> [Written task]:
Return each line of the listing below, unchanged, and omit the images.
>> begin
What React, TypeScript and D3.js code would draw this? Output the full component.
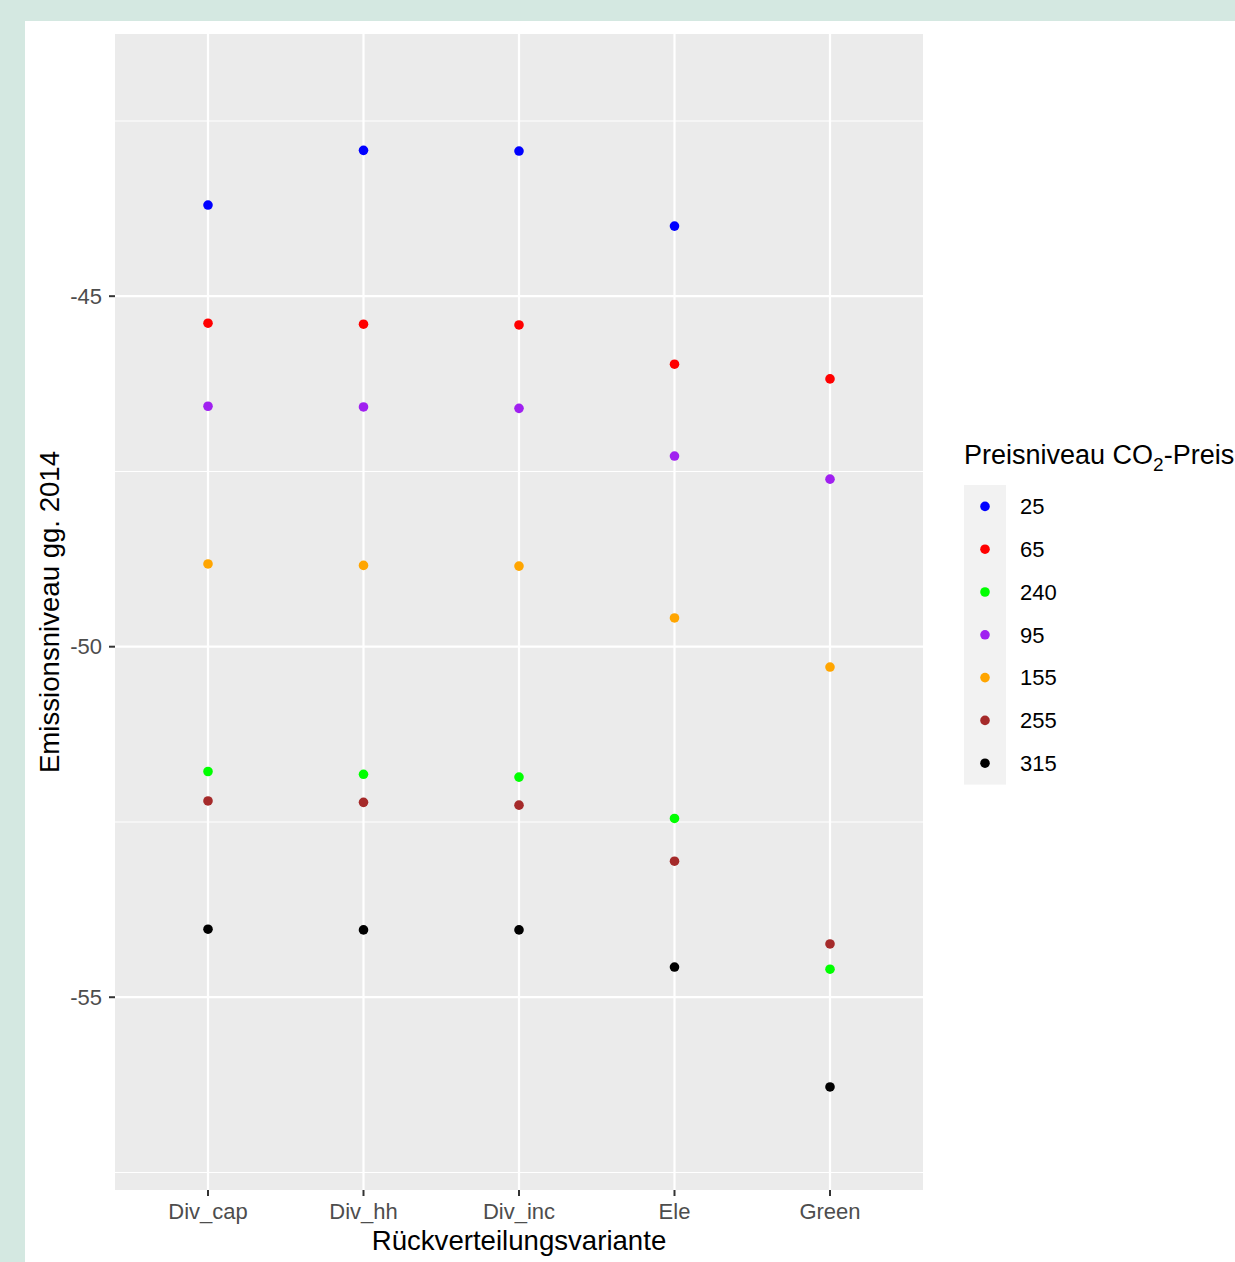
import React from "react";
import * as d3 from "d3";

const categories = ["Div_cap", "Div_hh", "Div_inc", "Ele", "Green"];
const levels = ["25", "65", "240", "95", "155", "255", "315"];
const levelColors = ["#0000FF", "#FF0000", "#00FF00", "#A020F0", "#FFA500", "#A52A2A", "#000000"];

// values per price level, ordered as categories (null = not present)
const v25 = [-43.7, -42.92, -42.93, -44.0, null];
const v65 = [-45.385, -45.4, -45.41, -45.97, -46.18];
const v240 = [-51.78, -51.82, -51.86, -52.45, -54.6];
const v95 = [-46.57, -46.58, -46.6, -47.28, -47.61];
const v155 = [-48.82, -48.84, -48.85, -49.59, -50.29];
const v255 = [-52.2, -52.22, -52.26, -53.06, -54.24];
const v315 = [-54.03, -54.04, -54.04, -54.57, -56.28];
const series = [v25, v65, v240, v95, v155, v255, v315];

const yTicks = [-45, -50, -55];
const yMinor = [-42.5, -47.5, -52.5, -57.5];

const W = 1235, H = 1262;
const panel = { x0: 115, x1: 923, y0: 34, y1: 1190 };
const FONT = "'Liberation Sans', Arial, sans-serif";

export default function App() {
  const x = d3.scalePoint<string>().domain(categories).range([114.7, 923.3]).padding(0.6);
  const y = d3.scaleLinear().domain([-57.75, -41.26]).range([panel.y1, panel.y0]);

  const points: { cx: number; cy: number; color: string; key: string }[] = [];
  series.forEach((vals, si) => {
    vals.forEach((v, ci) => {
      if (v === null) return;
      points.push({ cx: x(categories[ci])!, cy: y(v), color: levelColors[si], key: `${si}-${ci}` });
    });
  });

  const legendX = 964, legendY0 = 485, keyH = 42.8;

  return (
    <svg width={W} height={H} style={{ position: "absolute", left: 0, top: 0, display: "block" }}>
      <rect x={0} y={0} width={W} height={H} fill="#d4e8e1" />
      <rect x={25} y={21} width={W - 25} height={H - 21} fill="#ffffff" />
      <rect x={panel.x0} y={panel.y0} width={panel.x1 - panel.x0} height={panel.y1 - panel.y0} fill="#EBEBEB" />
      {yMinor.map((t) => (
        <line key={"mn" + t} x1={panel.x0} x2={panel.x1} y1={y(t)} y2={y(t)} stroke="#fff" strokeWidth={1.1} />
      ))}
      {yTicks.map((t) => (
        <line key={"mj" + t} x1={panel.x0} x2={panel.x1} y1={y(t)} y2={y(t)} stroke="#fff" strokeWidth={2.2} />
      ))}
      {categories.map((c) => (
        <line key={"vx" + c} x1={x(c)} x2={x(c)} y1={panel.y0} y2={panel.y1} stroke="#fff" strokeWidth={2.2} />
      ))}
      {points.map((p) => (
        <circle key={p.key} cx={p.cx} cy={p.cy} r={4.8} fill={p.color} />
      ))}
      {/* y axis */}
      {yTicks.map((t) => (
        <g key={"yt" + t}>
          <line x1={panel.x0 - 6} x2={panel.x0} y1={y(t)} y2={y(t)} stroke="#333" strokeWidth={2} />
          <text x={panel.x0 - 13} y={y(t)} dy="0.35em" textAnchor="end" fontFamily={FONT} fontSize={22} fill="#4D4D4D">
            {t}
          </text>
        </g>
      ))}
      {/* x axis */}
      {categories.map((c) => (
        <g key={"xt" + c}>
          <line x1={x(c)} x2={x(c)} y1={panel.y1} y2={panel.y1 + 6} stroke="#333" strokeWidth={2} />
          <text x={x(c)} y={panel.y1 + 29} textAnchor="middle" fontFamily={FONT} fontSize={22} fill="#4D4D4D">
            {c}
          </text>
        </g>
      ))}
      <text x={519} y={1250} textAnchor="middle" fontFamily={FONT} fontSize={27.6} fill="#000">
        Rückverteilungsvariante
      </text>
      <text
        transform={`translate(59, ${(panel.y0 + panel.y1) / 2}) rotate(-90)`}
        textAnchor="middle"
        fontFamily={FONT}
        fontSize={27.6}
        fill="#000"
      >
        Emissionsniveau gg. 2014
      </text>
      {/* legend */}
      <text x={legendX} y={464} fontFamily={FONT} fontSize={27} fill="#000">
        Preisniveau CO<tspan fontSize={19} dy={7}>2</tspan>
        <tspan dy={-7}>-Preis</tspan>
      </text>
      <rect x={legendX} y={legendY0} width={42} height={keyH * levels.length} fill="#F2F2F2" />
      {levels.map((l, i) => {
        const cy = legendY0 + keyH * (i + 0.5);
        return (
          <g key={"lg" + l}>
            <circle cx={legendX + 21} cy={cy} r={4.8} fill={levelColors[i]} />
            <text x={1020} y={cy} dy="0.35em" fontFamily={FONT} fontSize={22} fill="#000">
              {l}
            </text>
          </g>
        );
      })}
    </svg>
  );
}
>> end
> [The output]:
What React, TypeScript and D3.js code would draw this? Output the full component.
import React from "react";
import * as d3 from "d3";

const categories = ["Div_cap", "Div_hh", "Div_inc", "Ele", "Green"];
const levels = ["25", "65", "240", "95", "155", "255", "315"];
const levelColors = ["#0000FF", "#FF0000", "#00FF00", "#A020F0", "#FFA500", "#A52A2A", "#000000"];

// values per price level, ordered as categories (null = not present)
const v25 = [-43.7, -42.92, -42.93, -44.0, null];
const v65 = [-45.385, -45.4, -45.41, -45.97, -46.18];
const v240 = [-51.78, -51.82, -51.86, -52.45, -54.6];
const v95 = [-46.57, -46.58, -46.6, -47.28, -47.61];
const v155 = [-48.82, -48.84, -48.85, -49.59, -50.29];
const v255 = [-52.2, -52.22, -52.26, -53.06, -54.24];
const v315 = [-54.03, -54.04, -54.04, -54.57, -56.28];
const series = [v25, v65, v240, v95, v155, v255, v315];

const yTicks = [-45, -50, -55];
const yMinor = [-42.5, -47.5, -52.5, -57.5];

const W = 1235, H = 1262;
const panel = { x0: 115, x1: 923, y0: 34, y1: 1190 };
const FONT = "'Liberation Sans', Arial, sans-serif";

export default function App() {
  const x = d3.scalePoint<string>().domain(categories).range([114.7, 923.3]).padding(0.6);
  const y = d3.scaleLinear().domain([-57.75, -41.26]).range([panel.y1, panel.y0]);

  const points: { cx: number; cy: number; color: string; key: string }[] = [];
  series.forEach((vals, si) => {
    vals.forEach((v, ci) => {
      if (v === null) return;
      points.push({ cx: x(categories[ci])!, cy: y(v), color: levelColors[si], key: `${si}-${ci}` });
    });
  });

  const legendX = 964, legendY0 = 485, keyH = 42.8;

  return (
    <svg width={W} height={H} style={{ position: "absolute", left: 0, top: 0, display: "block" }}>
      <rect x={0} y={0} width={W} height={H} fill="#d4e8e1" />
      <rect x={25} y={21} width={W - 25} height={H - 21} fill="#ffffff" />
      <rect x={panel.x0} y={panel.y0} width={panel.x1 - panel.x0} height={panel.y1 - panel.y0} fill="#EBEBEB" />
      {yMinor.map((t) => (
        <line key={"mn" + t} x1={panel.x0} x2={panel.x1} y1={y(t)} y2={y(t)} stroke="#fff" strokeWidth={1.1} />
      ))}
      {yTicks.map((t) => (
        <line key={"mj" + t} x1={panel.x0} x2={panel.x1} y1={y(t)} y2={y(t)} stroke="#fff" strokeWidth={2.2} />
      ))}
      {categories.map((c) => (
        <line key={"vx" + c} x1={x(c)} x2={x(c)} y1={panel.y0} y2={panel.y1} stroke="#fff" strokeWidth={2.2} />
      ))}
      {points.map((p) => (
        <circle key={p.key} cx={p.cx} cy={p.cy} r={4.8} fill={p.color} />
      ))}
      {/* y axis */}
      {yTicks.map((t) => (
        <g key={"yt" + t}>
          <line x1={panel.x0 - 6} x2={panel.x0} y1={y(t)} y2={y(t)} stroke="#333" strokeWidth={2} />
          <text x={panel.x0 - 13} y={y(t)} dy="0.35em" textAnchor="end" fontFamily={FONT} fontSize={22} fill="#4D4D4D">
            {t}
          </text>
        </g>
      ))}
      {/* x axis */}
      {categories.map((c) => (
        <g key={"xt" + c}>
          <line x1={x(c)} x2={x(c)} y1={panel.y1} y2={panel.y1 + 6} stroke="#333" strokeWidth={2} />
          <text x={x(c)} y={panel.y1 + 29} textAnchor="middle" fontFamily={FONT} fontSize={22} fill="#4D4D4D">
            {c}
          </text>
        </g>
      ))}
      <text x={519} y={1250} textAnchor="middle" fontFamily={FONT} fontSize={27.6} fill="#000">
        Rückverteilungsvariante
      </text>
      <text
        transform={`translate(59, ${(panel.y0 + panel.y1) / 2}) rotate(-90)`}
        textAnchor="middle"
        fontFamily={FONT}
        fontSize={27.6}
        fill="#000"
      >
        Emissionsniveau gg. 2014
      </text>
      {/* legend */}
      <text x={legendX} y={464} fontFamily={FONT} fontSize={27} fill="#000">
        Preisniveau CO<tspan fontSize={19} dy={7}>2</tspan>
        <tspan dy={-7}>-Preis</tspan>
      </text>
      <rect x={legendX} y={legendY0} width={42} height={keyH * levels.length} fill="#F2F2F2" />
      {levels.map((l, i) => {
        const cy = legendY0 + keyH * (i + 0.5);
        return (
          <g key={"lg" + l}>
            <circle cx={legendX + 21} cy={cy} r={4.8} fill={levelColors[i]} />
            <text x={1020} y={cy} dy="0.35em" fontFamily={FONT} fontSize={22} fill="#000">
              {l}
            </text>
          </g>
        );
      })}
    </svg>
  );
}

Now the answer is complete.